_WHAT THE TASK ASKS_. Set down, exactly as written, the lines from the top of the data to the line that holds "i == selected else", and omit the pictures.
--
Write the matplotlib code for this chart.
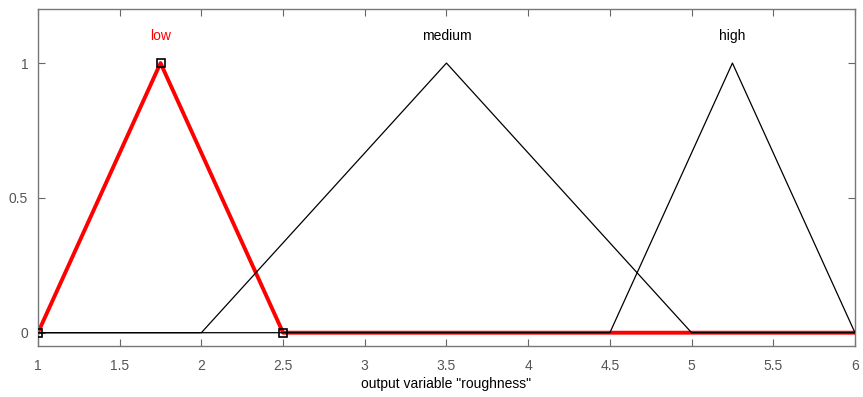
import numpy as np
import matplotlib
matplotlib.use("Agg")
import matplotlib.pyplot as plt

plt.rcParams['font.family'] = ['Liberation Sans', 'DejaVu Sans']

x_range = (1, 6)
mf_names = ["low", "medium", "high"]
mf_params = [(1, 1.75, 2.5), (2, 3.5, 5), (4.5, 5.25, 6)]
selected = 0  # "low" is highlighted

x_ticks = [1, 1.5, 2, 2.5, 3, 3.5, 4, 4.5, 5, 5.5, 6]
y_ticks = [0, 0.5, 1]
x_label = 'output variable "roughness"'


def trimf_points(p):
    a, b, c = p
    xs = [x_range[0], a, b, c, x_range[1]]
    ys = [0, 0, 1, 0, 0]
    return xs, ys


fig = plt.figure(figsize=(8.63, 3.97), dpi=100)
ax = fig.add_axes([0.044, 0.128, 0.9467, 0.849])

# highlighted one first, so the black lines sit on top of it
xs, ys = trimf_points(mf_params[selected])
ax.plot(xs, ys, color="red", lw=2.8, zorder=2)
a, b, c = mf_params[selected]
ax.plot([a, b, c], [0, 1, 0], ls="none", marker="s", ms=6, mfc="none",
        mec="black", mew=1.2, zorder=4)

for i, p in enumerate(mf_params):
    if i == selected:
        continue
    xs, ys = trimf_points(p)
    ax.plot(xs, ys, color="black", lw=0.9, zorder=3)

for i, (name, p) in enumerate(zip(mf_names, mf_params)):
    ax.text(p[1], 1.1, name, ha="center", va="center", fontsize=10,
            color="red" if i == selected else "black")

ax.set_xlim(*x_range)
ax.set_ylim(-0.05, 1.2)
ax.set_xticks(x_ticks)
ax.set_xticklabels([f"{t:g}" for t in x_ticks])
ax.set_yticks(y_ticks)
ax.set_yticklabels([f"{t:g}" for t in y_ticks])
ax.tick_params(direction="in", top=True, right=True, length=5,
               color="#666666", labelcolor="#555555", labelsize=10)
ax.tick_params(axis="x", pad=9)
ax.tick_params(axis="y", pad=7)
for s in ax.spines.values():
    s.set_color("#777777")
    s.set_linewidth(1.0)
ax.set_xlabel(x_label, fontsize=10, labelpad=3)

fig.savefig("out.png", dpi=100)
--
_COMPLETED TASK_.
Write the matplotlib code for this chart.
import numpy as np
import matplotlib
matplotlib.use("Agg")
import matplotlib.pyplot as plt

plt.rcParams['font.family'] = ['Liberation Sans', 'DejaVu Sans']

x_range = (1, 6)
mf_names = ["low", "medium", "high"]
mf_params = [(1, 1.75, 2.5), (2, 3.5, 5), (4.5, 5.25, 6)]
selected = 0  # "low" is highlighted

x_ticks = [1, 1.5, 2, 2.5, 3, 3.5, 4, 4.5, 5, 5.5, 6]
y_ticks = [0, 0.5, 1]
x_label = 'output variable "roughness"'


def trimf_points(p):
    a, b, c = p
    xs = [x_range[0], a, b, c, x_range[1]]
    ys = [0, 0, 1, 0, 0]
    return xs, ys


fig = plt.figure(figsize=(8.63, 3.97), dpi=100)
ax = fig.add_axes([0.044, 0.128, 0.9467, 0.849])

# highlighted one first, so the black lines sit on top of it
xs, ys = trimf_points(mf_params[selected])
ax.plot(xs, ys, color="red", lw=2.8, zorder=2)
a, b, c = mf_params[selected]
ax.plot([a, b, c], [0, 1, 0], ls="none", marker="s", ms=6, mfc="none",
        mec="black", mew=1.2, zorder=4)

for i, p in enumerate(mf_params):
    if i == selected:
        continue
    xs, ys = trimf_points(p)
    ax.plot(xs, ys, color="black", lw=0.9, zorder=3)

for i, (name, p) in enumerate(zip(mf_names, mf_params)):
    ax.text(p[1], 1.1, name, ha="center", va="center", fontsize=10,
            color="red" if i == selected else "black")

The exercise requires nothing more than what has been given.